◆ **Data lines**
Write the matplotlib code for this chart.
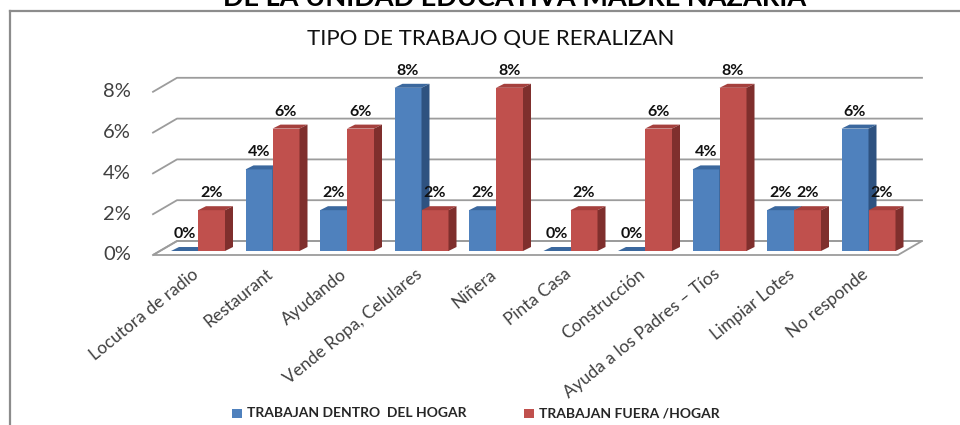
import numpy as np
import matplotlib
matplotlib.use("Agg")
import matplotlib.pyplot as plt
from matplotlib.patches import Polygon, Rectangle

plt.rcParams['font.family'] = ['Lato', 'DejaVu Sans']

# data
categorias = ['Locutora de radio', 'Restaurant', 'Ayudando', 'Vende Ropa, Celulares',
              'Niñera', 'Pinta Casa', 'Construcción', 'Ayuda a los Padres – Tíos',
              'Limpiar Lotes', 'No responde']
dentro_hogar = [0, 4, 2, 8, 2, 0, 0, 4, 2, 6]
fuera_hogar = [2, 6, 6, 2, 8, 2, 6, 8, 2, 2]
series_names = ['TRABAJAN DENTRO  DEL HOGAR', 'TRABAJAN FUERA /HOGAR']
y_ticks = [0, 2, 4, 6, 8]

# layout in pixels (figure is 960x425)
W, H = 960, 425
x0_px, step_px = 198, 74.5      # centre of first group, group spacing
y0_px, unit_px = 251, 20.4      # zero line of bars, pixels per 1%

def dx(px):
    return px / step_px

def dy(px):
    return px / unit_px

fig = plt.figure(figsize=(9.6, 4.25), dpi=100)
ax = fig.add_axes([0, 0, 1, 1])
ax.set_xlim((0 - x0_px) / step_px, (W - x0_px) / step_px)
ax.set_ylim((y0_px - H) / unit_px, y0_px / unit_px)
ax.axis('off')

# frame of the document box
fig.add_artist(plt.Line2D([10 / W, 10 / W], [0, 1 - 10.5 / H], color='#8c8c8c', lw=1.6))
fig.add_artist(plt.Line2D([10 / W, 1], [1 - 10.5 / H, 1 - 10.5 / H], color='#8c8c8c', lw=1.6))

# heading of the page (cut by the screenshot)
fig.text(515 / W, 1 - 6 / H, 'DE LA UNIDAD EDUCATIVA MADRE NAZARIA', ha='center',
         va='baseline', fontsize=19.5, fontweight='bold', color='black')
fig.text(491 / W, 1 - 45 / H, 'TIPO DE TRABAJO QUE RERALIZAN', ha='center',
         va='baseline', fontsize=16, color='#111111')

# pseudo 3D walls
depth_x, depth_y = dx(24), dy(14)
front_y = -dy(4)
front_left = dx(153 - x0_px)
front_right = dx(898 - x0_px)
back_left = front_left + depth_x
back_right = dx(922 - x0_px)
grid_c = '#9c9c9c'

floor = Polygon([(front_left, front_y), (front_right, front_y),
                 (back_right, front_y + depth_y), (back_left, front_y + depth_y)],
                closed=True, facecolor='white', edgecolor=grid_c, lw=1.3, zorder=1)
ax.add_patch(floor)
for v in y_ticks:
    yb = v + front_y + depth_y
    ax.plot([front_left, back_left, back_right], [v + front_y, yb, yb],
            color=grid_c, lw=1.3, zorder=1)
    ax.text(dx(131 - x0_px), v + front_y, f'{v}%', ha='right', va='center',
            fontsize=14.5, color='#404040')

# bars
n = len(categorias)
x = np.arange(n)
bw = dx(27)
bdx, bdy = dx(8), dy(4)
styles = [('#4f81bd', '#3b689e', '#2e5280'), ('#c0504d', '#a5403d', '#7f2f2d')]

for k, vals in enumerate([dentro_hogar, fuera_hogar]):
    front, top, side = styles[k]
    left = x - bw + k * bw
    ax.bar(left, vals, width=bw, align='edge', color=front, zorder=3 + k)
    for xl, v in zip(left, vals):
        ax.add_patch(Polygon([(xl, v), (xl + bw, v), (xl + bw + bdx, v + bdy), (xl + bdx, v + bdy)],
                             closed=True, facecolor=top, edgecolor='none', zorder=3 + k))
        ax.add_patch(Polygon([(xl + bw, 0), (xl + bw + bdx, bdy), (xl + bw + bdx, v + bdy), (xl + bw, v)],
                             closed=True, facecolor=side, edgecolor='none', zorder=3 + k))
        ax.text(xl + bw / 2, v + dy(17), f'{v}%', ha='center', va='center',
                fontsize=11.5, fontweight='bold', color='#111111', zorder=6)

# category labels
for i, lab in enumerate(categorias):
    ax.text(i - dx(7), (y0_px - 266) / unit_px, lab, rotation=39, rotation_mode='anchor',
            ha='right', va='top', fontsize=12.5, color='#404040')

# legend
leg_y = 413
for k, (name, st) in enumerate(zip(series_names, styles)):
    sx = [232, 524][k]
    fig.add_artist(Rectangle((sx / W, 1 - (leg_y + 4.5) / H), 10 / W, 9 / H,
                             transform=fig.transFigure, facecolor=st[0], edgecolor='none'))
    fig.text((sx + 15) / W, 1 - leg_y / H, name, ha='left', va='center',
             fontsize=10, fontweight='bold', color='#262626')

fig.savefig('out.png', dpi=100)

◆ **Task instructions**
Are you able to set down all the lines above exactly, without any pictures?

◆ **Worked solution**
Write the matplotlib code for this chart.
import numpy as np
import matplotlib
matplotlib.use("Agg")
import matplotlib.pyplot as plt
from matplotlib.patches import Polygon, Rectangle

plt.rcParams['font.family'] = ['Lato', 'DejaVu Sans']

# data
categorias = ['Locutora de radio', 'Restaurant', 'Ayudando', 'Vende Ropa, Celulares',
              'Niñera', 'Pinta Casa', 'Construcción', 'Ayuda a los Padres – Tíos',
              'Limpiar Lotes', 'No responde']
dentro_hogar = [0, 4, 2, 8, 2, 0, 0, 4, 2, 6]
fuera_hogar = [2, 6, 6, 2, 8, 2, 6, 8, 2, 2]
series_names = ['TRABAJAN DENTRO  DEL HOGAR', 'TRABAJAN FUERA /HOGAR']
y_ticks = [0, 2, 4, 6, 8]

# layout in pixels (figure is 960x425)
W, H = 960, 425
x0_px, step_px = 198, 74.5      # centre of first group, group spacing
y0_px, unit_px = 251, 20.4      # zero line of bars, pixels per 1%

def dx(px):
    return px / step_px

def dy(px):
    return px / unit_px

fig = plt.figure(figsize=(9.6, 4.25), dpi=100)
ax = fig.add_axes([0, 0, 1, 1])
ax.set_xlim((0 - x0_px) / step_px, (W - x0_px) / step_px)
ax.set_ylim((y0_px - H) / unit_px, y0_px / unit_px)
ax.axis('off')

# frame of the document box
fig.add_artist(plt.Line2D([10 / W, 10 / W], [0, 1 - 10.5 / H], color='#8c8c8c', lw=1.6))
fig.add_artist(plt.Line2D([10 / W, 1], [1 - 10.5 / H, 1 - 10.5 / H], color='#8c8c8c', lw=1.6))

# heading of the page (cut by the screenshot)
fig.text(515 / W, 1 - 6 / H, 'DE LA UNIDAD EDUCATIVA MADRE NAZARIA', ha='center',
         va='baseline', fontsize=19.5, fontweight='bold', color='black')
fig.text(491 / W, 1 - 45 / H, 'TIPO DE TRABAJO QUE RERALIZAN', ha='center',
         va='baseline', fontsize=16, color='#111111')

# pseudo 3D walls
depth_x, depth_y = dx(24), dy(14)
front_y = -dy(4)
front_left = dx(153 - x0_px)
front_right = dx(898 - x0_px)
back_left = front_left + depth_x
back_right = dx(922 - x0_px)
grid_c = '#9c9c9c'

floor = Polygon([(front_left, front_y), (front_right, front_y),
                 (back_right, front_y + depth_y), (back_left, front_y + depth_y)],
                closed=True, facecolor='white', edgecolor=grid_c, lw=1.3, zorder=1)
ax.add_patch(floor)
for v in y_ticks:
    yb = v + front_y + depth_y
    ax.plot([front_left, back_left, back_right], [v + front_y, yb, yb],
            color=grid_c, lw=1.3, zorder=1)
    ax.text(dx(131 - x0_px), v + front_y, f'{v}%', ha='right', va='center',
            fontsize=14.5, color='#404040')

# bars
n = len(categorias)
x = np.arange(n)
bw = dx(27)
bdx, bdy = dx(8), dy(4)
styles = [('#4f81bd', '#3b689e', '#2e5280'), ('#c0504d', '#a5403d', '#7f2f2d')]

for k, vals in enumerate([dentro_hogar, fuera_hogar]):
    front, top, side = styles[k]
    left = x - bw + k * bw
    ax.bar(left, vals, width=bw, align='edge', color=front, zorder=3 + k)
    for xl, v in zip(left, vals):
        ax.add_patch(Polygon([(xl, v), (xl + bw, v), (xl + bw + bdx, v + bdy), (xl + bdx, v + bdy)],
                             closed=True, facecolor=top, edgecolor='none', zorder=3 + k))
        ax.add_patch(Polygon([(xl + bw, 0), (xl + bw + bdx, bdy), (xl + bw + bdx, v + bdy), (xl + bw, v)],
                             closed=True, facecolor=side, edgecolor='none', zorder=3 + k))
        ax.text(xl + bw / 2, v + dy(17), f'{v}%', ha='center', va='center',
                fontsize=11.5, fontweight='bold', color='#111111', zorder=6)

# category labels
for i, lab in enumerate(categorias):
    ax.text(i - dx(7), (y0_px - 266) / unit_px, lab, rotation=39, rotation_mode='anchor',
            ha='right', va='top', fontsize=12.5, color='#404040')

# legend
leg_y = 413
for k, (name, st) in enumerate(zip(series_names, styles)):
    sx = [232, 524][k]
    fig.add_artist(Rectangle((sx / W, 1 - (leg_y + 4.5) / H), 10 / W, 9 / H,
                             transform=fig.transFigure, facecolor=st[0], edgecolor='none'))
    fig.text((sx + 15) / W, 1 - leg_y / H, name, ha='left', va='center',
             fontsize=10, fontweight='bold', color='#262626')

fig.savefig('out.png', dpi=100)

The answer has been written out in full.